REGISTRATION RIGHTS AGREEMENT
This Registration Rights Agreement (this Agreement) is dated as of June 11, 2020, between Sonim Technologies, Inc., a Delaware corporation (the Company), on the one hand, and B. Riley Principal Investments, LLC (BRPI) and BRC Partners Opportunity Fund, LP (together with BRPI, the Investors) on the other hand.
WHEREAS, pursuant that certain Note Amendment and Debt Cancellation Agreement dated June 1, 2020 between the Company and BRPI, as amended by Amendment No. 1 dated June 9, 2019 (the Debt Cancellation Agreement), the parties have agreed, among other things, that at the closing of the Proposed Offering (as defined below), and contingent thereupon, BRPI shall convert $$6,170,125.51 of the Payoff Amount (as defined in the Debt Cancellation Agreement, and such amount, as referred to herein, the Conversion Payoff Amount) into shares of the Companys Common Stock at a conversion price equal to the price at which shares are offered to the public in the Proposed Offering (the Conversion Shares), which Conversion Shares shall be issued to the Investors in such allocations as may be provided in writing by BRPI to the Company no later than three business days prior to the Effective Time, or if no such notice is given, to Noteholder.
WHEREAS, pursuant to the Debt Cancellation Agreement, the Company and BRPI desire to enter into this Agreement pursuant to which the Company shall use its best efforts to file a registration statement for resale of the Conversion Shares.
NOW, THEREFORE, IN CONSIDERATION of the mutual covenants contained in this Agreement, and for other good and valuable consideration, the receipt and adequacy of which are hereby acknowledged, the Company and the Investors agree as follows:
1.1 Definitions. In addition to the terms defined elsewhere in this Agreement, for all purposes of this Agreement, the following terms have the meanings set forth in this Section 1.1:
(a) Action means any action, suit, inquiry, notice of violation, proceeding or investigation pending or, to the Companys Knowledge, threatened against or affecting the Company, or any of its properties before or by any court, arbitrator, governmental or administrative agency or regulatory authority (federal, state, county, local or foreign).
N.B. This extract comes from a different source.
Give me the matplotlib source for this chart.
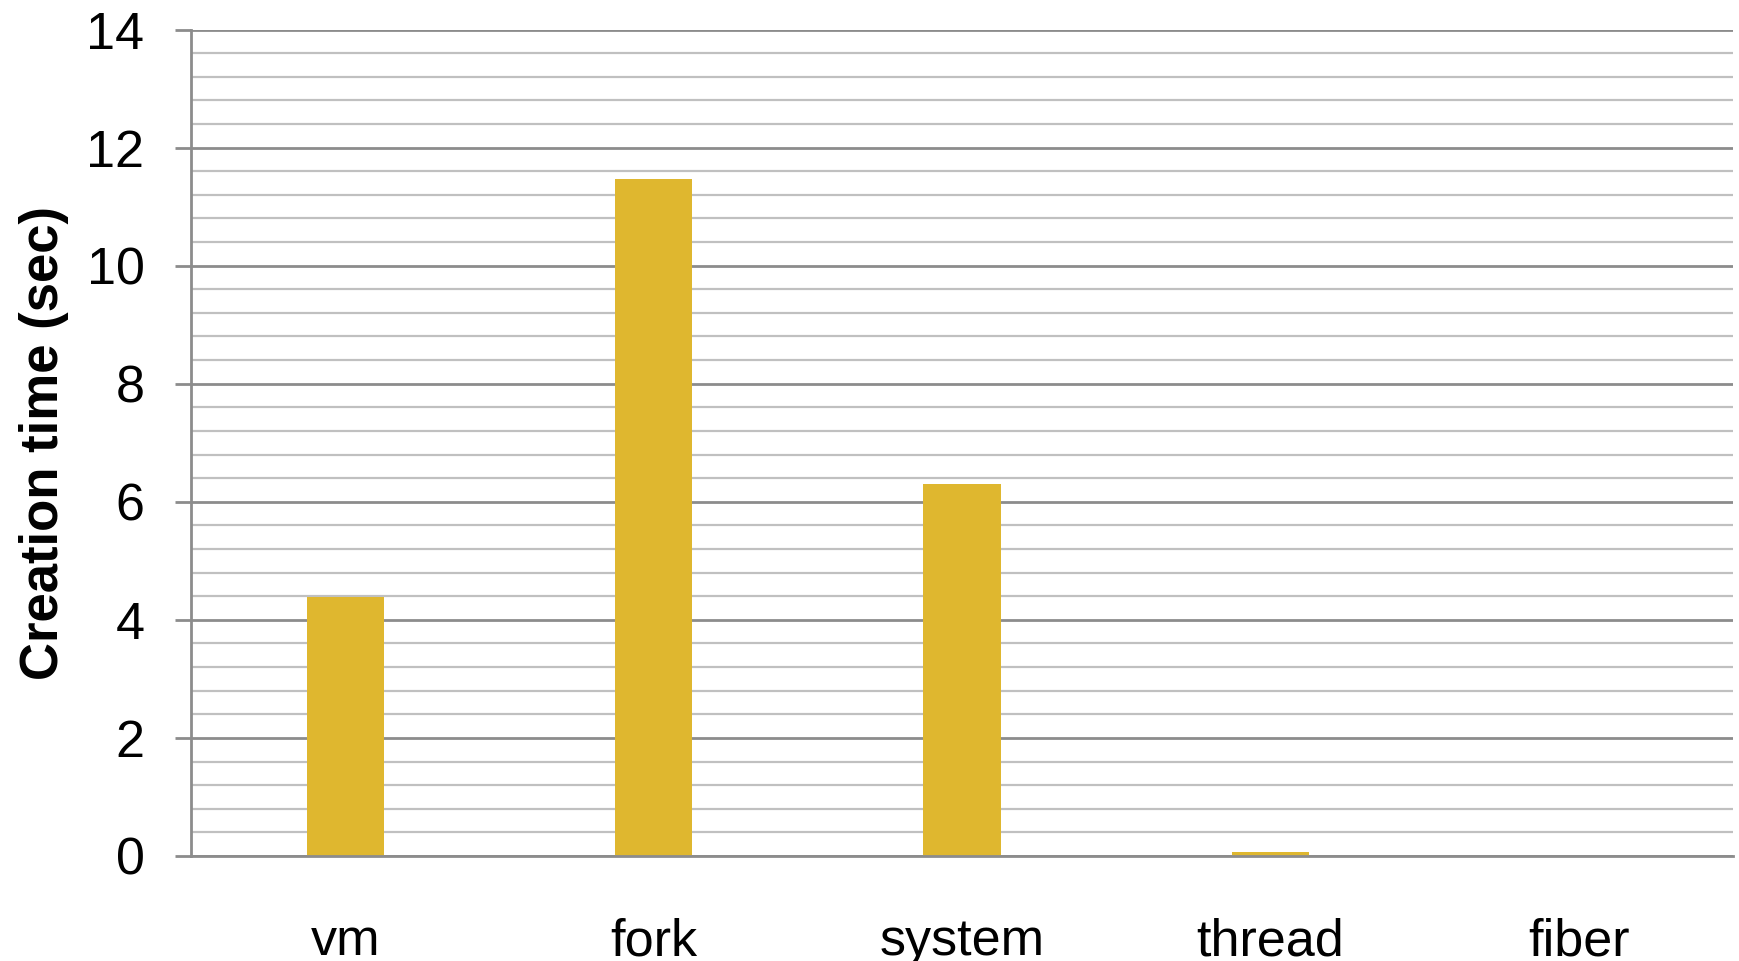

(b) Additional Filing Deadline means the later to occur of (i) the date sixty (60) days after the date substantially all of the Registrable Securities registered under the immediately preceding effective Registration Statement are sold and (ii) the date six (6) months from the Effective Date of such immediately preceding effective Registration Statement, or, if such date is not a Business Day, the next date that is a Business Day; provided, however, that in the event the foregoing deadline in any case falls within the Grace Period and the Company has not yet filed with the Commission its Complete Form 10-K for the preceding fiscal year by such deadline, then such deadline shall be extended until the Business Day following the date on which the Complete Form 10-K for such preceding fiscal year is filed with the Commission; provided further, however, that such deadline shall not be extended beyond the date that is 120 days following end of the Companys most recent fiscal year (or, if such date is not a Business Day, the next date that is a Business Day). In any case where the Additional Filing Deadline is extended pursuant to the foregoing provisos, then the Additional Filing Deadline, as so extended, shall be deemed the Additional Filing Deadline for all purposes of this Agreement.